The protest is being led by two women — Olympic medalist Sakshi Malik and world championships medalist Vinesh Phogat — as well as Olympic medalist Bajrang Punia, who is male. They reached the city of Haridwar in the evening, sat on the banks of the river and tearfully clutched their medals as a crowd gathered around them.

They changed their mind after Naresh Tikait, a community leader, reached the site and convinced the wrestlers to give the government five days to respond, local media reported.

“These medals are our life and soul. After we immerse them in the Ganga river, there would be no meaning for us to live. So we will go to India Gate and sit on a fast unto death,” the wrestlers had said in a statement released earlier Tuesday. The India Gate is a war memorial located in the heart of New Delhi.

The wrestlers, joined by hundreds of supporters, have been staging a protest in the center of New Delhi for a month, amid a brutal heatwave while foregoing their training schedules. The protest has drawn support from opposition parties and farmer unions as most of the Indian wrestlers come from the northern agricultural states of Haryana and Punjab.

They accuse Brij Bhushan Sharan Singh, the president of the Wrestling Federation of India, of sexually harassing seven young female wrestlers, one of whom was a minor. Singh, a 66-year-old powerful lawmaker representing the ruling Hindu nationalist Bharatiya Janata Party, has denied the accusations and called the protests “politically motivated” by the opposition Congress party.

On Sunday, as Prime Minister Narendra Modi inaugurated the new Parliament building, police detained a number of protesting wrestlers, including Punia and Malik, who were attempting to march to the building. Some of the protesters scuffled with police and were taken away in a bus.

In their statement on Tuesday, the wrestlers said they were treated in “a barbaric manner” by the police and that their protest site was dismantled.

“Did we commit a crime by demanding justice for the sexual harassment committed against the female wrestlers? We have been treated like criminals,” they said. “We women wrestlers feel there is nothing left for us in this country.”

Phogat claimed in January that several coaches have exploited female wrestlers at the behest of the WFI president.

Indian police are investigating the allegations of sexual harassment against Singh, and he has been questioned in the case.

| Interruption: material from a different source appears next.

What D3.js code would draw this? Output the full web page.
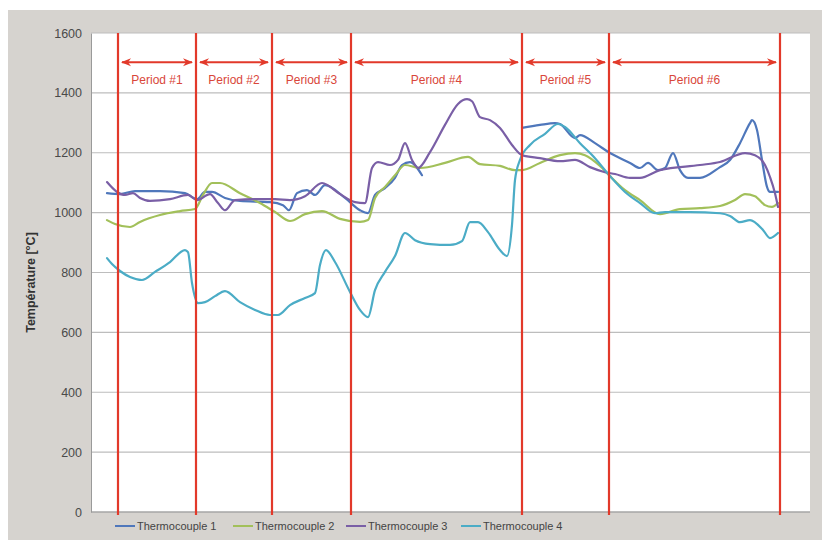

India’s Supreme Court has also acknowledged that the case involves “serious allegations of sexual harassment,” but it has been met with silence from the ruling party leaders, including Modi.

After their initial protest in January, Indian Sports Minister Anurag Singh Thakur asked the president of the federation to step aside and help in carrying out the probe. He also said a committee would be set up to investigate the allegations and that a report would be released in four weeks.

But no report has been released in the months since while Singh continues to head the federation, prompting the wrestlers to resume their protest in April.

The case has again highlighted the #MeToo movement in India, which picked up pace in 2018 when a spate of actresses and writers flooded social media with allegations of sexual harassment and assault.